Until now, CHIRP development has been focused on ICOM products. In fact, you might even be tempted to think that the “I” in CHIRP was for ICOM. Lately I’ve been using my Yaesu VX-7 and VX-8 radios a little bit more for various reasons (i.e. they’re a lot less expensive if I lose one and they’re smaller as well). I’ve gotten so hooked on being able to program the radio via computer, that having to use the (hard to press) interface buttons all the time has been rather annoying.
I’m pleased to announce that CHIRP supports the VX-7 in the latest beta (0.1.10b9) and there will be a formal release coming up soon with it as well:
Reverse engineering the radios’ memory format gives you a lot of insight into how each model is designed. It’s interesting how different they often are, and how tightly they pack bits of information to make efficient use of space.
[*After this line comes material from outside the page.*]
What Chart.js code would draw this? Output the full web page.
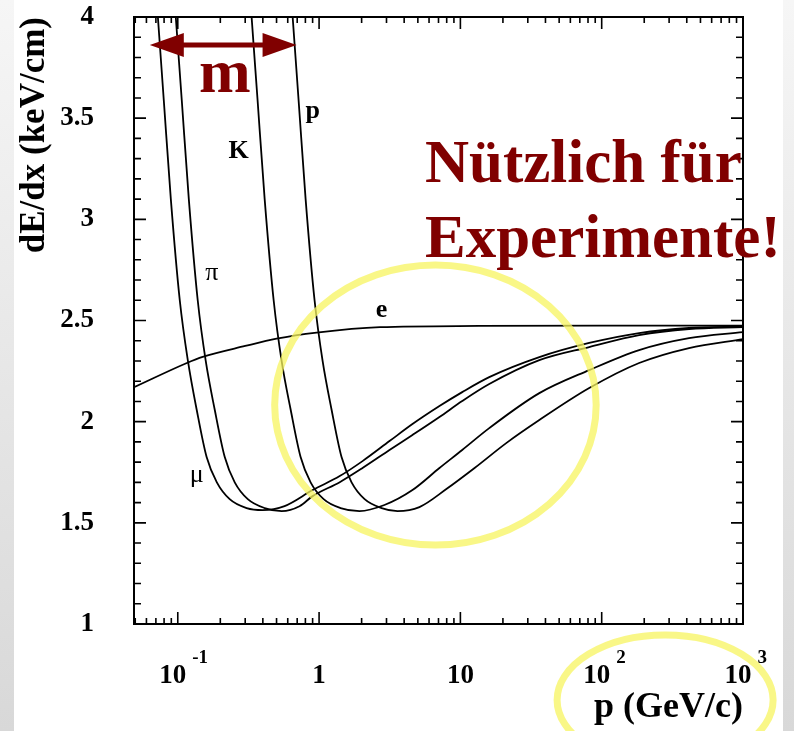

I must say that I have a lot more confidence in the ICOM designs than the Yaesu from what I’ve seen thus far. In the trial-and-error period of figuring out how to program the VX-7, there were many times where writing some invalid data into memory would cause the entire radio to lock up. Often times this was so severe that a full reset was required to get it back to the point at which it would agree to power on into clone mode. The ICOM radios are much more intelligent about it and will abort the clone as soon as you write something that isn’t valid.